> Your task:
Leave out the pictures, and write out exactly the lines from the beginning of the material to the line holding "edgecolor=ec, linewidth=0.8, label=name))", that line included, and nothing else.

> Recorded information:
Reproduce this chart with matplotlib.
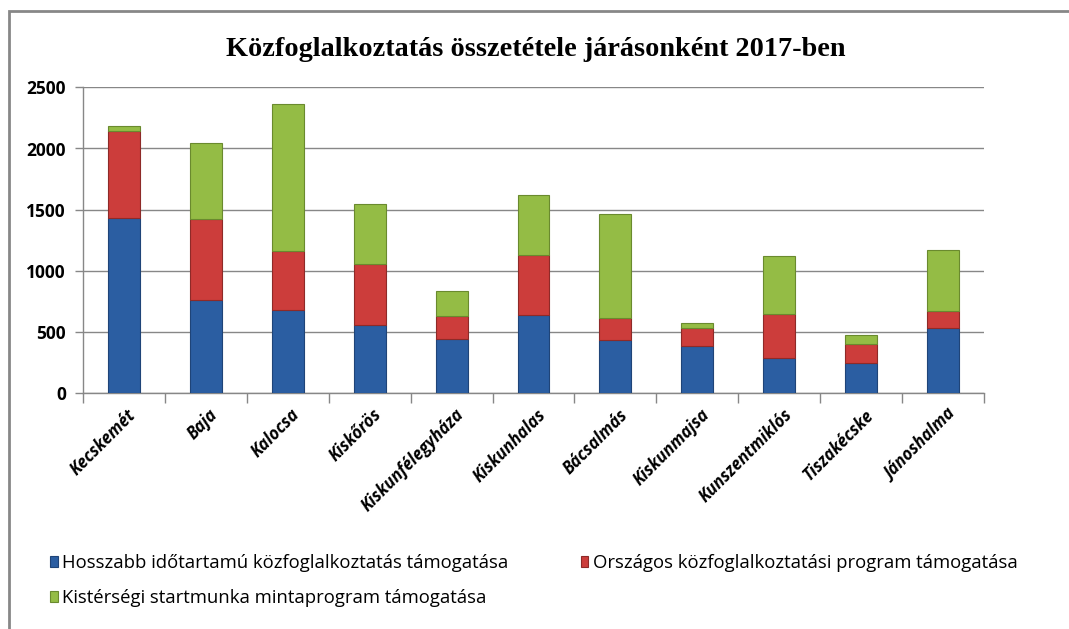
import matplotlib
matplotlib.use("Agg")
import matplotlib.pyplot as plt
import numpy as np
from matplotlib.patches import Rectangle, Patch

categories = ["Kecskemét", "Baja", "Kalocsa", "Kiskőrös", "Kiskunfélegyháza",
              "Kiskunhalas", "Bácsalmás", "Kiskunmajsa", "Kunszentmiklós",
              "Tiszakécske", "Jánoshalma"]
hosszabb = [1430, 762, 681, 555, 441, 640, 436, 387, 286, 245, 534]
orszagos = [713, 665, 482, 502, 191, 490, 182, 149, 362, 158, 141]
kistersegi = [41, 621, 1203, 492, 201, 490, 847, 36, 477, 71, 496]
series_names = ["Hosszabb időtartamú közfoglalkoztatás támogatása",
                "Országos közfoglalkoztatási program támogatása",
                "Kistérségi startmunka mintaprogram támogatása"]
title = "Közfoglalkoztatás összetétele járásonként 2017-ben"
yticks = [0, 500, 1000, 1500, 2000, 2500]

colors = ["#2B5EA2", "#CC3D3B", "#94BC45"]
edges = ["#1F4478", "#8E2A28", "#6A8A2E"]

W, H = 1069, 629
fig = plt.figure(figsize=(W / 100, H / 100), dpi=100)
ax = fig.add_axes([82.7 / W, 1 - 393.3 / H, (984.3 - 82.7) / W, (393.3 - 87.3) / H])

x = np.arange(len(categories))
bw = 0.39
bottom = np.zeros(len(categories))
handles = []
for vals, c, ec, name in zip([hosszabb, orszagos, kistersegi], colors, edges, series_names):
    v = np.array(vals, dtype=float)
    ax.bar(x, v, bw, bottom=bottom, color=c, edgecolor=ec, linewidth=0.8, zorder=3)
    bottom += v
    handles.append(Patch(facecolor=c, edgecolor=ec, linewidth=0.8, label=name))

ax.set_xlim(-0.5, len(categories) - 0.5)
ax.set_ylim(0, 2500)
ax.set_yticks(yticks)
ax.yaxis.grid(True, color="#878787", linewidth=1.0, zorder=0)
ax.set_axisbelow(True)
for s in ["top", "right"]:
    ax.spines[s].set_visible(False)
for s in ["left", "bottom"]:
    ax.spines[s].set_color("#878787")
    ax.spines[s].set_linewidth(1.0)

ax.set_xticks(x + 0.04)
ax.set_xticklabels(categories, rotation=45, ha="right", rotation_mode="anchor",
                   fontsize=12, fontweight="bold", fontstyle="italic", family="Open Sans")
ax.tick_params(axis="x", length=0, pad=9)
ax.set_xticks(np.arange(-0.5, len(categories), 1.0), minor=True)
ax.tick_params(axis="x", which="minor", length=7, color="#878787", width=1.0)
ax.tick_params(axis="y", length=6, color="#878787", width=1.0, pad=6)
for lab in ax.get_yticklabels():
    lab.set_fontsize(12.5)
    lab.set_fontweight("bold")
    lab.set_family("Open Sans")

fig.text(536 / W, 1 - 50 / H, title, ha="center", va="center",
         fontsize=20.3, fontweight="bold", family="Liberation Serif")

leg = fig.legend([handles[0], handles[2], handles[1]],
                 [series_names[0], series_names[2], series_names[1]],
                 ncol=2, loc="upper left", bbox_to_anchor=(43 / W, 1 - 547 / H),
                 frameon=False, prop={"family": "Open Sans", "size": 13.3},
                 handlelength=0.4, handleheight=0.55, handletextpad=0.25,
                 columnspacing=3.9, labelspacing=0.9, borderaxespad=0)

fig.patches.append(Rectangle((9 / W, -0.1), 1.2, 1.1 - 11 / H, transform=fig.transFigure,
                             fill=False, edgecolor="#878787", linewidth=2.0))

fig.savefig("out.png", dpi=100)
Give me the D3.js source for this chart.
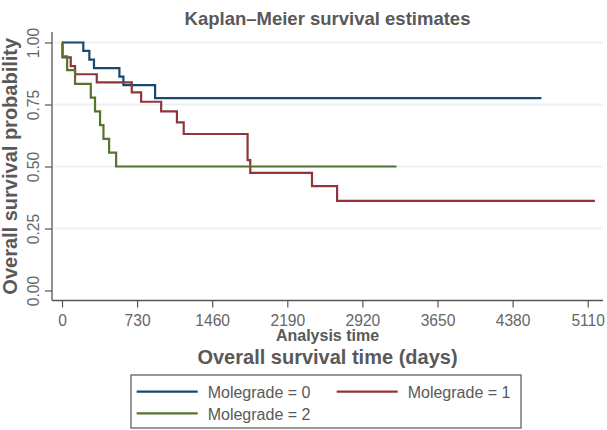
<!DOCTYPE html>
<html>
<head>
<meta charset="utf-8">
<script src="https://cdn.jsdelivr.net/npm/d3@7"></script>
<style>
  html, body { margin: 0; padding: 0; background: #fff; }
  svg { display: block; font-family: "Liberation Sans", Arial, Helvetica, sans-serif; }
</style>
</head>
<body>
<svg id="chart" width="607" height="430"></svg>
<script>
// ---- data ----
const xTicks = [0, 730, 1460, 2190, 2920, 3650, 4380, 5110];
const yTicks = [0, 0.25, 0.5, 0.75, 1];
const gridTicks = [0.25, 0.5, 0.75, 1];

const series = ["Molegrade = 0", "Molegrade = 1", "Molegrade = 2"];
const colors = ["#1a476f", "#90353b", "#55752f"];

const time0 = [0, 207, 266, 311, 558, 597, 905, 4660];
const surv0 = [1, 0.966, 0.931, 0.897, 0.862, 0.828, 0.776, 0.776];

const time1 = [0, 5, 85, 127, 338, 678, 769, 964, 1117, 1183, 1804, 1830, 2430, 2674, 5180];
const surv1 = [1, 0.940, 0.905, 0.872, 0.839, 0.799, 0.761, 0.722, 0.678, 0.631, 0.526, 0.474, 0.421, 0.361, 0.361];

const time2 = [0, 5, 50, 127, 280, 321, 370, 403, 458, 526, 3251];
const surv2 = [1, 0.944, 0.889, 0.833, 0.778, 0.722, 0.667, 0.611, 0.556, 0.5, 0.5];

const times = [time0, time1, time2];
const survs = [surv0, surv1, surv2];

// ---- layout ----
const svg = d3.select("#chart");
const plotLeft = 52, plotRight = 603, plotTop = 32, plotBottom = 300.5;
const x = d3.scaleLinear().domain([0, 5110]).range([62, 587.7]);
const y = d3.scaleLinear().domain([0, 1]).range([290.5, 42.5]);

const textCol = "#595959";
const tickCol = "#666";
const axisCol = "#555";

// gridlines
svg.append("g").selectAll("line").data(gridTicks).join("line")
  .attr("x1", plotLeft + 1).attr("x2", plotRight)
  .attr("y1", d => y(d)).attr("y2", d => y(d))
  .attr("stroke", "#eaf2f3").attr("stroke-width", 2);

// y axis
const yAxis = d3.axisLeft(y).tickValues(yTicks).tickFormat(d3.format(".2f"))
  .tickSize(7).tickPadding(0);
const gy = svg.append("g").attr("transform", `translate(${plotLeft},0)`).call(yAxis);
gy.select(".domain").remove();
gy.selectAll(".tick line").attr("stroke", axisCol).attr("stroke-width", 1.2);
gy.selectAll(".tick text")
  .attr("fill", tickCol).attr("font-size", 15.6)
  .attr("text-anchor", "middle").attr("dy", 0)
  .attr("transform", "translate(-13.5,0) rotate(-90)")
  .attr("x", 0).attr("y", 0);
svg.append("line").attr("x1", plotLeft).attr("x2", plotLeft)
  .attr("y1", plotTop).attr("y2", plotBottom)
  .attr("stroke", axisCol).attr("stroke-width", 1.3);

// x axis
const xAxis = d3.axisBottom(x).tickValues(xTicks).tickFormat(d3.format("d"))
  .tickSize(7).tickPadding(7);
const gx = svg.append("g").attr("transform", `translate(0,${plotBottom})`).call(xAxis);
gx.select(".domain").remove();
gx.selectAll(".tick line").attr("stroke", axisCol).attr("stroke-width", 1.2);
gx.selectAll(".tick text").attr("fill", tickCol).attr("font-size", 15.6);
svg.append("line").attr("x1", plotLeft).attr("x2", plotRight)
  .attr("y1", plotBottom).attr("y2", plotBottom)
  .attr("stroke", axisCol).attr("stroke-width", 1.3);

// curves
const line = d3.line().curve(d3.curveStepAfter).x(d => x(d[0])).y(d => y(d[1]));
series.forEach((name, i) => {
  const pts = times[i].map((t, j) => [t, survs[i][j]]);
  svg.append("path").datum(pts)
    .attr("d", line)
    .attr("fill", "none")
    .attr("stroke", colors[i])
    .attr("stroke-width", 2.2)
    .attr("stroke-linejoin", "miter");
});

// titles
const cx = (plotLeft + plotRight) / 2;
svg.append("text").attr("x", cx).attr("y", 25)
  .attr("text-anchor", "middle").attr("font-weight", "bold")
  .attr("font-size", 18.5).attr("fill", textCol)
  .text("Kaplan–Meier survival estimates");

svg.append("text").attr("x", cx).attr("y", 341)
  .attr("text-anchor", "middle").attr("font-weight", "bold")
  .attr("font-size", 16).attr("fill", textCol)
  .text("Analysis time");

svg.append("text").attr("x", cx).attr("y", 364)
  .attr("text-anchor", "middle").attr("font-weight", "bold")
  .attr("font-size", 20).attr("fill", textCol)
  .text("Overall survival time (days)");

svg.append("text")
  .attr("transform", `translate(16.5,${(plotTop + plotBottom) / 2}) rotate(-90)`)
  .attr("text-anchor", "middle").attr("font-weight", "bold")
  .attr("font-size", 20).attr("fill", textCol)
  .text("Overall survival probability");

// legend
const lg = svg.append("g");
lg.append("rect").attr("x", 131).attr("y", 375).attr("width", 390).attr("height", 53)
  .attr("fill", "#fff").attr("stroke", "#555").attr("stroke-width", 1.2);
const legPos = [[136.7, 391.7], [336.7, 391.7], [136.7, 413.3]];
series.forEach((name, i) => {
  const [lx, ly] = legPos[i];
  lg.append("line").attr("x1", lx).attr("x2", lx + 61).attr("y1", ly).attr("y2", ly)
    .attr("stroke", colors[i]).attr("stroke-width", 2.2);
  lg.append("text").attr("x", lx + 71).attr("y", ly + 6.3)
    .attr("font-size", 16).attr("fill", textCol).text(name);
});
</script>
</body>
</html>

> Answer to this problem:
Reproduce this chart with matplotlib.
import matplotlib
matplotlib.use("Agg")
import matplotlib.pyplot as plt
import numpy as np
from matplotlib.patches import Rectangle, Patch

categories = ["Kecskemét", "Baja", "Kalocsa", "Kiskőrös", "Kiskunfélegyháza",
              "Kiskunhalas", "Bácsalmás", "Kiskunmajsa", "Kunszentmiklós",
              "Tiszakécske", "Jánoshalma"]
hosszabb = [1430, 762, 681, 555, 441, 640, 436, 387, 286, 245, 534]
orszagos = [713, 665, 482, 502, 191, 490, 182, 149, 362, 158, 141]
kistersegi = [41, 621, 1203, 492, 201, 490, 847, 36, 477, 71, 496]
series_names = ["Hosszabb időtartamú közfoglalkoztatás támogatása",
                "Országos közfoglalkoztatási program támogatása",
                "Kistérségi startmunka mintaprogram támogatása"]
title = "Közfoglalkoztatás összetétele járásonként 2017-ben"
yticks = [0, 500, 1000, 1500, 2000, 2500]

colors = ["#2B5EA2", "#CC3D3B", "#94BC45"]
edges = ["#1F4478", "#8E2A28", "#6A8A2E"]

W, H = 1069, 629
fig = plt.figure(figsize=(W / 100, H / 100), dpi=100)
ax = fig.add_axes([82.7 / W, 1 - 393.3 / H, (984.3 - 82.7) / W, (393.3 - 87.3) / H])

x = np.arange(len(categories))
bw = 0.39
bottom = np.zeros(len(categories))
handles = []
for vals, c, ec, name in zip([hosszabb, orszagos, kistersegi], colors, edges, series_names):
    v = np.array(vals, dtype=float)
    ax.bar(x, v, bw, bottom=bottom, color=c, edgecolor=ec, linewidth=0.8, zorder=3)
    bottom += v
    handles.append(Patch(facecolor=c, edgecolor=ec, linewidth=0.8, label=name))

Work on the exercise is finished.